Soft Touch I and Soft Touch II, a pair of soft sculptures designed by Fernandes to resemble polished stone, complement and contrast with Burton’s hard materials. Using images of actual Burton benches, the FWM Studio team created the surface of these stuffed artworks through a digital printing process on cotton canvas.
In performances of In Two—first presented at the Pulitzer in 2024 and now making its East Coast debut at FWM—dancers use the curtains and sculpture as props as they oscillate between concealing themselves and seeking one another.
About the Artist
Canadian, born 1979, Nairobi, Kenya. Lives and works in Chicago, IL.

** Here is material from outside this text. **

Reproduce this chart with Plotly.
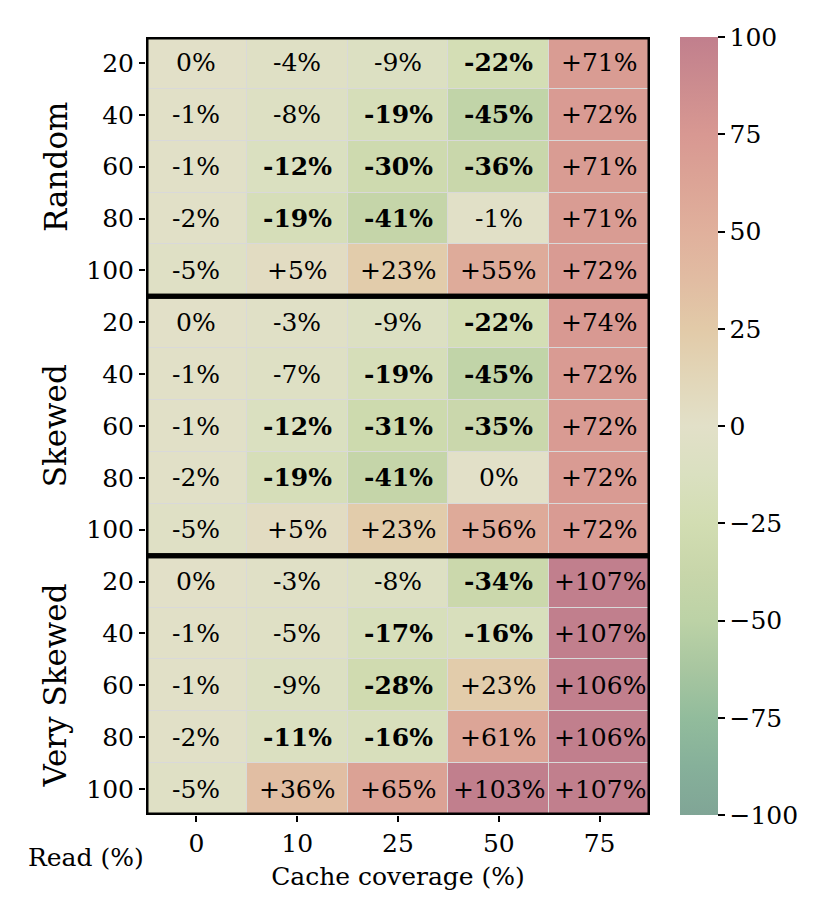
import plotly.graph_objects as go

# cache coverage (%) columns, read (%) rows, three key distributions
coverage = ["0", "10", "25", "50", "75"]
read_pct = ["20", "40", "60", "80", "100"]
groups = ["Random", "Skewed", "Very Skewed"]

random_vals = [
    [0, -4, -9, -22, 71],
    [-1, -8, -19, -45, 72],
    [-1, -12, -30, -36, 71],
    [-2, -19, -41, -1, 71],
    [-5, 5, 23, 55, 72],
]
skewed_vals = [
    [0, -3, -9, -22, 74],
    [-1, -7, -19, -45, 72],
    [-1, -12, -31, -35, 72],
    [-2, -19, -41, 0, 72],
    [-5, 5, 23, 56, 72],
]
very_skewed_vals = [
    [0, -3, -8, -34, 107],
    [-1, -5, -17, -16, 107],
    [-1, -9, -28, 23, 106],
    [-2, -11, -16, 61, 106],
    [-5, 36, 65, 103, 107],
]

cbar_ticks = [100, 75, 50, 25, 0, -25, -50, -75, -100]

FONT = "DejaVu Serif"
FS = 25
SCALE = [
    [0.0, "#80a596"], [0.0625, "#86b09a"], [0.125, "#92bc9c"], [0.1875, "#a8c6a0"],
    [0.25, "#bcd2a6"], [0.3125, "#c8d6aa"], [0.375, "#d2ddb2"], [0.4375, "#dae0c0"],
    [0.5, "#e2e0c8"], [0.5625, "#e2d6b8"], [0.625, "#e2caa8"], [0.6875, "#e1bca2"],
    [0.75, "#e0b09c"], [0.8125, "#dca496"], [0.875, "#d89892"], [0.9375, "#cc8c8f"],
    [1.0, "#c17f8d"],
]

z = random_vals + skewed_vals + very_skewed_vals
nrow = len(z)

fig = go.Figure(go.Heatmap(
    z=z, x=list(range(len(coverage))), y=list(range(nrow)),
    zmin=-100, zmax=100, colorscale=SCALE, xgap=1, ygap=1,
    colorbar=dict(x=1.06, xanchor="left", xpad=0, ypad=0, thickness=38,
                  len=1, y=0.5, outlinewidth=0, tickvals=cbar_ticks,
                  ticks="outside", ticklen=7, tickwidth=2, tickcolor="black",
                  tickfont=dict(family=FONT, size=FS, color="black")),
    hoverinfo="z",
))

# cell labels, bold where the drop is 10% or more
for i, row in enumerate(z):
    for j, v in enumerate(row):
        s = f"+{v}%" if v > 0 else f"{v}%"
        if v <= -10:
            s = f"<b>{s}</b>"
        fig.add_annotation(x=j, y=i, text=s, showarrow=False,
                           font=dict(family=FONT, size=FS, color="black"))

# thick frame around each distribution block
for g, name in enumerate(groups):
    y0 = g * len(read_pct) - 0.5
    y1 = y0 + len(read_pct)
    fig.add_shape(type="rect", x0=-0.5, x1=len(coverage) - 0.5, y0=y0, y1=y1,
                  xref="x", yref="y", line=dict(color="black", width=5))
    fig.add_annotation(x=-0.18, xref="paper", xanchor="center",
                       y=(y0 + y1) / 2, yref="y", yanchor="middle",
                       text=name, textangle=-90, showarrow=False,
                       font=dict(family=FONT, size=31, color="black"))

fig.add_annotation(x=-0.12, xref="paper", xanchor="center",
                   y=-0.054, yref="paper", yanchor="middle", text="Read (%)",
                   showarrow=False, font=dict(family=FONT, size=FS, color="black"))

fig.update_xaxes(tickvals=list(range(len(coverage))), ticktext=coverage,
                 range=[-0.5, len(coverage) - 0.5], ticks="outside", ticklen=6,
                 tickwidth=2, tickcolor="black", showgrid=False, zeroline=False,
                 tickfont=dict(family=FONT, size=FS, color="black"),
                 title=dict(text="Cache coverage (%)", standoff=10,
                            font=dict(family=FONT, size=FS, color="black")))
fig.update_yaxes(tickvals=list(range(nrow)), ticktext=read_pct * len(groups),
                 range=[nrow - 0.5, -0.5], ticks="outside", ticklen=6,
                 tickwidth=2, tickcolor="black", showgrid=False, zeroline=False,
                 tickfont=dict(family=FONT, size=FS, color="black"))

fig.update_layout(width=830, height=923,
                  margin=dict(l=138, r=188, t=29, b=116, autoexpand=False),
                  plot_bgcolor="#d9d9d9", paper_bgcolor="white",
                  font=dict(family=FONT, color="black"))

fig.write_html("out.html")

Brendan Fernandes is an internationally recognized artist working at the intersection of dance and visual arts. His practice addresses issues of race, queer culture, migration, protest and other forms of collective movement. Seeking to create new spaces and forms of agency, his hybrid projects comprise part ballet, part queer dance party, part political protest and are always rooted in collaboration and foster solidarity. Fernandes is a graduate of the Whitney Independent Study Program and a recipient of a Robert Rauschenberg Fellowship. He was shortlisted for the Sobey Art Award and is the recipient of a prestigious Canada Council New Chapters grant. Fernandes is also the recipient of a Louis Comfort Tiffany Foundation grant, the Artadia Award, a Smithsonian Artist Research Fellowship, and the Platform Award. His projects have shown at the Whitney Biennial. New York, NY; the Solomon R. Guggenheim Museum, New York, NY; the Museum of Modern Art. New York, NY; The Getty Museum, Los Angeles, CA; the National Gallery of Canada, Ottawa, ON; and MAC, Montreal, QC, among others. He is currently Associate Professor in the Department of Art Theory and Practice at Northwestern University and is represented by Monique Meloche Gallery in Chicago and Susan Inglett Gallery in New York.